Believes rates will be relatively stable, within a band of 50 bps, over the next year.
Stocks hitting another record high today is one thing. But this week we get a huge percentage of S&P 500 market cap reporting, including 4 of the big 7 tech names.
For him, it's all about what they say on capital expenditures regarding AI. Recent weeks have seen a massive runup in semiconductors. The market is, he believes, overly enthusiastic about peace in the Middle East.
Central banks have meetings, and this will be Powell's last for the Fed. We're also getting a mid-year, financial update in Canada. The Carney government has a plan to attract international interest and investment in Canada.
Lots of things are moving markets right now, and all of them are important. But earnings matter the most.
When ORCL announced its plans, market was alarmed because it was unexpected. First, the market said "Yay", but then questioned how it was going to be financed.
So the capex spend doesn't matter for the big names throwing off bags of cash and with deep balance sheets. We need to build. The AI agents provide incredible productivity.
While he's a supporter and advocate of Israel, he hates to say it but his lens on the world is that this is Israel's 9/11 moment. It's an opportunity to take out a state sponsor of terror. If not now, then when?

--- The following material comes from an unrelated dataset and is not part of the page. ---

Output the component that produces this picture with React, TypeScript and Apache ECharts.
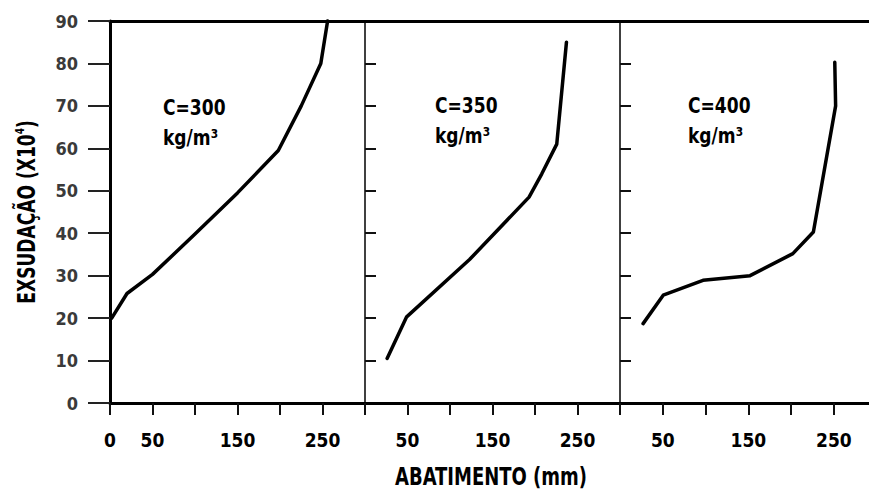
import { useEffect, useRef } from "react";
import * as echarts from "echarts";

const yTicks = [0, 10, 20, 30, 40, 50, 60, 70, 80, 90];
const innerYTicks = [10, 20, 30, 40, 50, 60, 70, 80];
const xTicks = [0, 50, 100, 150, 200, 250];
const xLabelsFirst = [0, 50, 150, 250];
const xLabelsOther = [50, 150, 250];
const panelNames = ["C=300", "C=350", "C=400"];
const unitLabel = "kg/m³";
const xTitle = "ABATIMENTO (mm)";
const yTitleMain = "EXSUDAÇÃO (X10";
const yTitleSup = "4";

// [abatimento (mm), exsudação (x10^4)]
const c300 = [
  [2, 20],
  [20, 25.8],
  [50, 30.3],
  [100, 39.8],
  [150, 49.5],
  [198, 59.5],
  [225, 70],
  [248, 80],
  [256, 90],
];
const c350 = [
  [26, 10.5],
  [49, 20.3],
  [123, 33.8],
  [193, 48.5],
  [208, 54],
  [225.6, 61],
  [237, 85],
];
const c400 = [
  [27, 18.7],
  [50.5, 25.4],
  [97, 28.9],
  [152, 30],
  [202, 35.2],
  [226, 40.3],
  [252, 70],
  [251, 80.3],
];

const FONT = "'DejaVu Sans Condensed', 'DejaVu Sans', sans-serif";

export default function App() {
  const ref = useRef<HTMLDivElement>(null);
  useEffect(() => {
    if (!ref.current) return;
    const chart = echarts.init(ref.current, null, { renderer: "svg" });
    const series = [c300, c350, c400];
    const xMax = [300, 300, 291];
    const grids = [
      { left: 110, top: 21, width: 255, height: 382 },
      { left: 365, top: 21, width: 255, height: 382 },
      { left: 620, top: 21, width: 249, height: 382 },
    ];
    const bottomX = [0, 1, 2].map((i) => ({
      type: "value",
      gridIndex: i,
      position: "bottom",
      min: 0,
      max: xMax[i],
      interval: 50,
      axisLine: { onZero: false, lineStyle: { color: "#000", width: 3 } },
      axisTick: {
        show: true,
        inside: false,
        length: 12,
        customValues: xTicks,
        lineStyle: { color: "#111", width: 2 },
      },
      axisLabel: {
        show: true,
        customValues: i === 0 ? xLabelsFirst : xLabelsOther,
        fontSize: 19,
        fontWeight: "bold",
        fontFamily: FONT,
        color: "#000",
        margin: 27,
      },
      splitLine: { show: false },
    }));
    const topX = [0, 1, 2].map((i) => ({
      type: "value",
      gridIndex: i,
      position: "top",
      min: 0,
      max: xMax[i],
      axisLine: { show: true, onZero: false, lineStyle: { color: "#000", width: 3 } },
      axisTick: { show: false },
      axisLabel: { show: false },
      splitLine: { show: false },
    }));
    const yAxes = [0, 1, 2].map((i) =>
      i === 0
        ? {
            type: "value",
            gridIndex: 0,
            min: 0,
            max: 90,
            interval: 10,
            axisLine: { show: true, onZero: false, lineStyle: { color: "#000", width: 3 } },
            axisTick: {
              show: true,
              inside: false,
              length: 22,
              customValues: yTicks,
              lineStyle: { color: "#222", width: 2 },
            },
            axisLabel: {
              show: true,
              fontSize: 18,
              fontWeight: "bold",
              fontFamily: FONT,
              color: "#3a3a3a",
              margin: 32,
            },
            splitLine: { show: false },
          }
        : {
            type: "value",
            gridIndex: i,
            min: 0,
            max: 90,
            interval: 10,
            axisLine: { show: true, onZero: false, lineStyle: { color: "#000", width: 1.5 } },
            axisTick: {
              show: true,
              inside: true,
              length: 11,
              customValues: innerYTicks,
              lineStyle: { color: "#111", width: 2 },
            },
            axisLabel: { show: false },
            splitLine: { show: false },
          }
    );

    const labelPos = [
      { x: 163, y: 97 },
      { x: 435, y: 95 },
      { x: 688, y: 95 },
    ];
    const textStyle = (text: string) => ({
      text,
      fill: "#000",
      fontSize: 19,
      fontWeight: "bold",
      fontFamily: FONT,
      align: "left",
      verticalAlign: "top",
    });
    const panelTexts: any[] = [];
    labelPos.forEach((p, i) => {
      panelTexts.push({ type: "text", x: p.x, y: p.y, scaleY: 1.15, style: textStyle(panelNames[i]) });
      panelTexts.push({ type: "text", x: p.x, y: p.y + 30, scaleY: 1.15, style: textStyle(unitLabel) });
    });

    chart.setOption({
      animation: false,
      backgroundColor: "#fff",
      grid: grids,
      xAxis: [...bottomX, ...topX],
      yAxis: yAxes,
      series: series.map((d, i) => ({
        type: "line",
        xAxisIndex: i,
        yAxisIndex: i,
        data: d,
        symbol: "none",
        lineStyle: { color: "#000", width: 3.5, join: "round", cap: "round" },
        clip: false,
      })),
      graphic: [
        ...panelTexts,
        {
          type: "text",
          x: 491,
          y: 476,
          scaleY: 1.2,
          style: {
            text: xTitle,
            fill: "#000",
            fontSize: 20,
            fontWeight: "bold",
            fontFamily: FONT,
            align: "center",
            verticalAlign: "middle",
          },
        },
        {
          type: "text",
          x: 27,
          y: 212,
          rotation: Math.PI / 2,
          scaleY: 1.3,
          style: {
            text: `{a|${yTitleMain}}{s|${yTitleSup}}{a|)}`,
            align: "center",
            verticalAlign: "middle",
            rich: {
              a: { fontSize: 19, fontWeight: "bold", fontFamily: FONT, fill: "#000", lineHeight: 22 },
              s: {
                fontSize: 10,
                fontWeight: "bold",
                fontFamily: FONT,
                fill: "#000",
                lineHeight: 22,
                verticalAlign: "top",
              },
            },
          },
        },
      ],
    });
    return () => chart.dispose();
  }, []);
  return (
    <div
      ref={ref}
      style={{ position: "fixed", left: 0, top: 0, width: 869, height: 490, background: "#fff" }}
    />
  );
}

That's the unofficial agenda. Everything else is just posturing.
Last week's educational segment covered what the futures markets are telling us. Short term for this year -- if oil starts trading below $70 then we're past the worst. If we start getting above $80, then we really need to worry. Since the initial attack on Iran the oil price has bounced around, meaning that the market's unclear which way this is going.